Hepimiz yıllara ve yeni yıla anlamlar yüklüyoruz. Biliyoruz ki yeni yıl sadece bir günden ibaret, yarını bugünden farklı kılmıyor. Ben yine de asıl olanın ona yüklenen anlam olduğunu düşünüyorum. Walter Benjamin'in dediği gibi: "mutluluk tasarımı içersinde, kaçınılmaz olarak, bir tür ilahi kur­tuluşun titreşimleri de vardır. Tarihin konu edindiği, geçmişe ilişkin tasarım için de bu, böyledir. Geçmiş, kendisini kurtuluşa yönelten gizli bir dizini de beraberinde taşır". Geçmiş ve gelecek tasarımlarımızı bizi kuşatan koşullar ve bu koşullara eşlik eden ruh halinden birazcık sıyrılmak üzere bir araya getirmek için arkadaşlarımın tüm mesajlarını sevinçle karşılıyorum.
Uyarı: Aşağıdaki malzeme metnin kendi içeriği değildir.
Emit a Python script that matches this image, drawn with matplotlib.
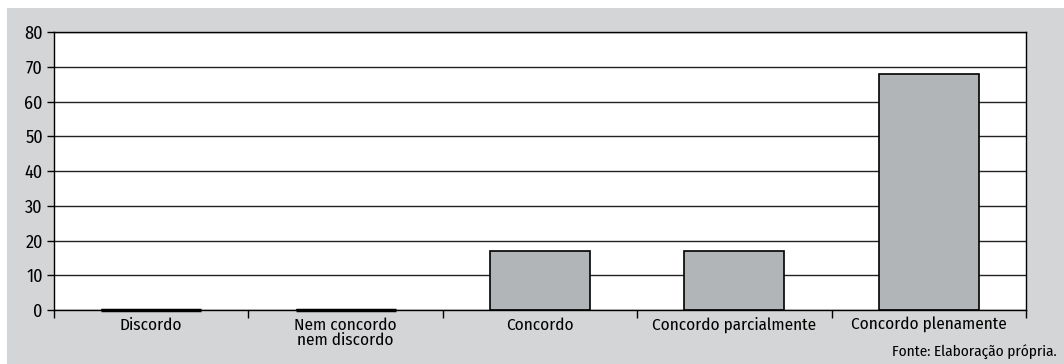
import matplotlib.pyplot as plt
import matplotlib.patches as mpatches
import numpy as np

# Dados
categorias = ["Discordo", "Nem concordo\nnem discordo", "Concordo",
              "Concordo parcialmente", "Concordo plenamente"]
valores = [0, 0, 17, 17, 68]
yticks = [0, 10, 20, 30, 40, 50, 60, 70, 80]
fonte = "Fonte: Elaboração própria."

plt.rcParams["font.family"] = ["Fira Sans Condensed", "DejaVu Sans"]
plt.rcParams["font.weight"] = "normal"

fig = plt.figure(figsize=(10.64, 3.64), dpi=100, facecolor="white")
# Fundo cinza do quadro
fundo = mpatches.Rectangle((7 / 1064, 0), 1 - 7 / 1064, 1 - 8 / 364,
                           transform=fig.transFigure, facecolor="#d4d5d6",
                           edgecolor="none", zorder=-10)
fig.patches.append(fundo)

ax = fig.add_axes([54 / 1064, 1 - 310 / 364, (1026 - 54) / 1064, (310 - 32) / 364])
ax.set_facecolor("white")

x = np.arange(len(categorias))
larg = 0.515
ax.bar(x, valores, width=larg, color="#b2b5b8", edgecolor="black", linewidth=1.2, zorder=3)
# barras com valor zero aparecem como traço grosso
for xi, v in zip(x, valores):
    if v == 0:
        ax.plot([xi - larg / 2, xi + larg / 2], [0, 0], color="black", linewidth=2.5,
                solid_capstyle="butt", zorder=4, clip_on=False)

ax.set_xlim(-0.5, len(categorias) - 0.5)
ax.set_ylim(0, 80)
ax.set_yticks(yticks)
ax.set_yticklabels([str(t) for t in yticks], fontsize=13)
ax.yaxis.grid(True, color="#222222", linewidth=1.0, zorder=1)
ax.set_axisbelow(True)

ax.set_xticks(np.arange(-0.5, len(categorias)))
ax.set_xticklabels([])
ax.set_xticks(x, minor=True)
ax.set_xticklabels(categorias, minor=True, fontsize=12.3, linespacing=0.95)
ax.tick_params(axis="x", which="minor", length=0, pad=5)
ax.tick_params(axis="x", which="major", length=6, width=1, direction="out")
ax.tick_params(axis="y", length=5, width=1, direction="out", pad=3)

for s in ["left", "bottom", "right", "top"]:
    ax.spines[s].set_color("black")
    ax.spines[s].set_linewidth(1.0)
ax.spines["bottom"].set_zorder(5)

fig.text(1057 / 1064, 1 - 352 / 364, fonte, ha="right", va="center", fontsize=11)

fig.savefig("out.png", dpi=100, facecolor=fig.get_facecolor())
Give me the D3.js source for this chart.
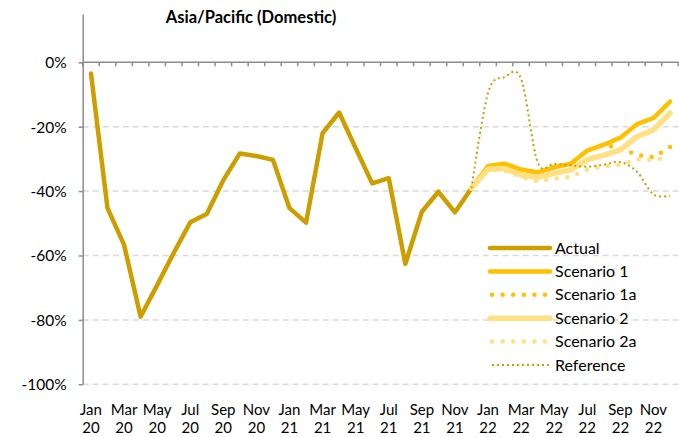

Bu yıl çoğu kişi için olduğu gibi benim için de "olağan yaşamımın" değiştiği bir yıl oldu. Pek çok üzüntü ve sıkıntının yanı sıra baskıların ve zulmün bizi karşısında durmak için bir araya getirdiği pek çok iyi insanla tanıştığım ve omuz omuza durma şansı yakaladım. 2016'nın en güzel şeyi buydu. Hepimiz gibi benim de barış başta olmak üzere birçok dileğim var 2017'den ama bu yıl hepsini sıralamak istemiyorum.

Kendi seçmediğimiz koşulları, kendi seçtiğimiz koşullara çevirebilmek için tarih yapacağımız bir yıl dilerim.